**Task objective:** Transcribe all of the data exactly. Omit the pictures.
═══ Data ═══
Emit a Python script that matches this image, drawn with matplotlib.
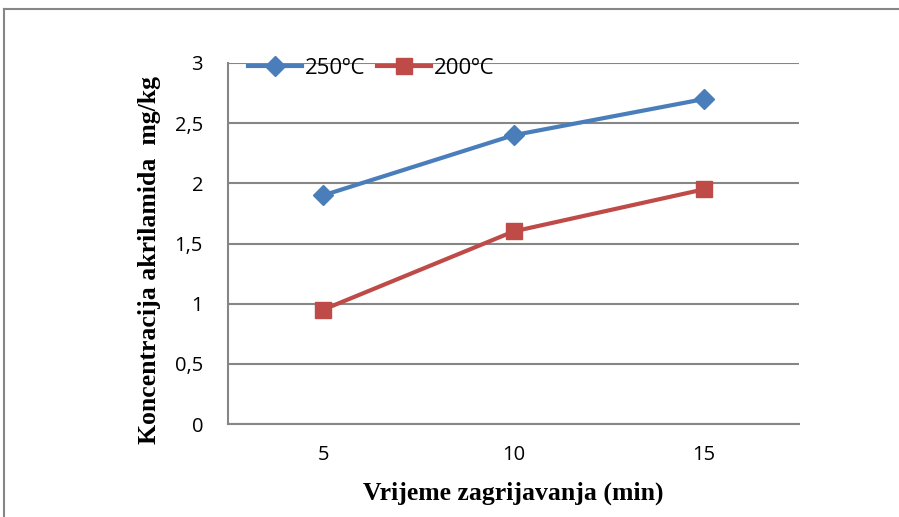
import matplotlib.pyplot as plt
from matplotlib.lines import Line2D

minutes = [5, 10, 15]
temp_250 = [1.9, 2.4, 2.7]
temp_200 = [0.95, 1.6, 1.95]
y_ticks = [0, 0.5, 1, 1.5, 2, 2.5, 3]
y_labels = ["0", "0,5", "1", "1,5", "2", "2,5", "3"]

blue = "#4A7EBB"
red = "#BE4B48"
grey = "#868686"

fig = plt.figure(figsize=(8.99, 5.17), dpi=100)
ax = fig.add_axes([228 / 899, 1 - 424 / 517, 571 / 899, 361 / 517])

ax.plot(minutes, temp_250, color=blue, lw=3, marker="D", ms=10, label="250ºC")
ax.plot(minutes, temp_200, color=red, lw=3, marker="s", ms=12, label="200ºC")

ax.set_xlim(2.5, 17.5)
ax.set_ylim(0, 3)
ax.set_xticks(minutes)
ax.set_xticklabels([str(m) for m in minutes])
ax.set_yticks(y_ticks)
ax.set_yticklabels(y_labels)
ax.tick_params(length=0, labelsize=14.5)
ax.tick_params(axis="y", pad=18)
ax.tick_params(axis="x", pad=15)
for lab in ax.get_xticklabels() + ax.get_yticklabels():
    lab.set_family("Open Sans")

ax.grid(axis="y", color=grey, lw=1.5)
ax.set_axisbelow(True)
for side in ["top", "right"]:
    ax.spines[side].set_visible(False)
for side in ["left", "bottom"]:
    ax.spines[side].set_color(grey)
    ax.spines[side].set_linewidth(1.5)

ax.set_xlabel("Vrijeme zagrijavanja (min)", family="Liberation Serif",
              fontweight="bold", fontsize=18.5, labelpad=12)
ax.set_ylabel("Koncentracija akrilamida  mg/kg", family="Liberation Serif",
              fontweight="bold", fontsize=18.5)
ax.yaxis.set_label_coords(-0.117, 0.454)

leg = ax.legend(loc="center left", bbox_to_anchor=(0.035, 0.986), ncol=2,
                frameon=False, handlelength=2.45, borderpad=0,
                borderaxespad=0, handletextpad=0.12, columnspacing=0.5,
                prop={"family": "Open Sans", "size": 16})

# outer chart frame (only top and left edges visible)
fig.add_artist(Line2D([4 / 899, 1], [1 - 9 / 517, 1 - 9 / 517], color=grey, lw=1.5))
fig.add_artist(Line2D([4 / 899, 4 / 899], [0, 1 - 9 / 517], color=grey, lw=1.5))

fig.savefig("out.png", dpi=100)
═══
**Response:**
Emit a Python script that matches this image, drawn with matplotlib.
import matplotlib.pyplot as plt
from matplotlib.lines import Line2D

minutes = [5, 10, 15]
temp_250 = [1.9, 2.4, 2.7]
temp_200 = [0.95, 1.6, 1.95]
y_ticks = [0, 0.5, 1, 1.5, 2, 2.5, 3]
y_labels = ["0", "0,5", "1", "1,5", "2", "2,5", "3"]

blue = "#4A7EBB"
red = "#BE4B48"
grey = "#868686"

fig = plt.figure(figsize=(8.99, 5.17), dpi=100)
ax = fig.add_axes([228 / 899, 1 - 424 / 517, 571 / 899, 361 / 517])

ax.plot(minutes, temp_250, color=blue, lw=3, marker="D", ms=10, label="250ºC")
ax.plot(minutes, temp_200, color=red, lw=3, marker="s", ms=12, label="200ºC")

ax.set_xlim(2.5, 17.5)
ax.set_ylim(0, 3)
ax.set_xticks(minutes)
ax.set_xticklabels([str(m) for m in minutes])
ax.set_yticks(y_ticks)
ax.set_yticklabels(y_labels)
ax.tick_params(length=0, labelsize=14.5)
ax.tick_params(axis="y", pad=18)
ax.tick_params(axis="x", pad=15)
for lab in ax.get_xticklabels() + ax.get_yticklabels():
    lab.set_family("Open Sans")

ax.grid(axis="y", color=grey, lw=1.5)
ax.set_axisbelow(True)
for side in ["top", "right"]:
    ax.spines[side].set_visible(False)
for side in ["left", "bottom"]:
    ax.spines[side].set_color(grey)
    ax.spines[side].set_linewidth(1.5)

ax.set_xlabel("Vrijeme zagrijavanja (min)", family="Liberation Serif",
              fontweight="bold", fontsize=18.5, labelpad=12)
ax.set_ylabel("Koncentracija akrilamida  mg/kg", family="Liberation Serif",
              fontweight="bold", fontsize=18.5)
ax.yaxis.set_label_coords(-0.117, 0.454)

leg = ax.legend(loc="center left", bbox_to_anchor=(0.035, 0.986), ncol=2,
                frameon=False, handlelength=2.45, borderpad=0,
                borderaxespad=0, handletextpad=0.12, columnspacing=0.5,
                prop={"family": "Open Sans", "size": 16})

# outer chart frame (only top and left edges visible)
fig.add_artist(Line2D([4 / 899, 1], [1 - 9 / 517, 1 - 9 / 517], color=grey, lw=1.5))
fig.add_artist(Line2D([4 / 899, 4 / 899], [0, 1 - 9 / 517], color=grey, lw=1.5))

fig.savefig("out.png", dpi=100)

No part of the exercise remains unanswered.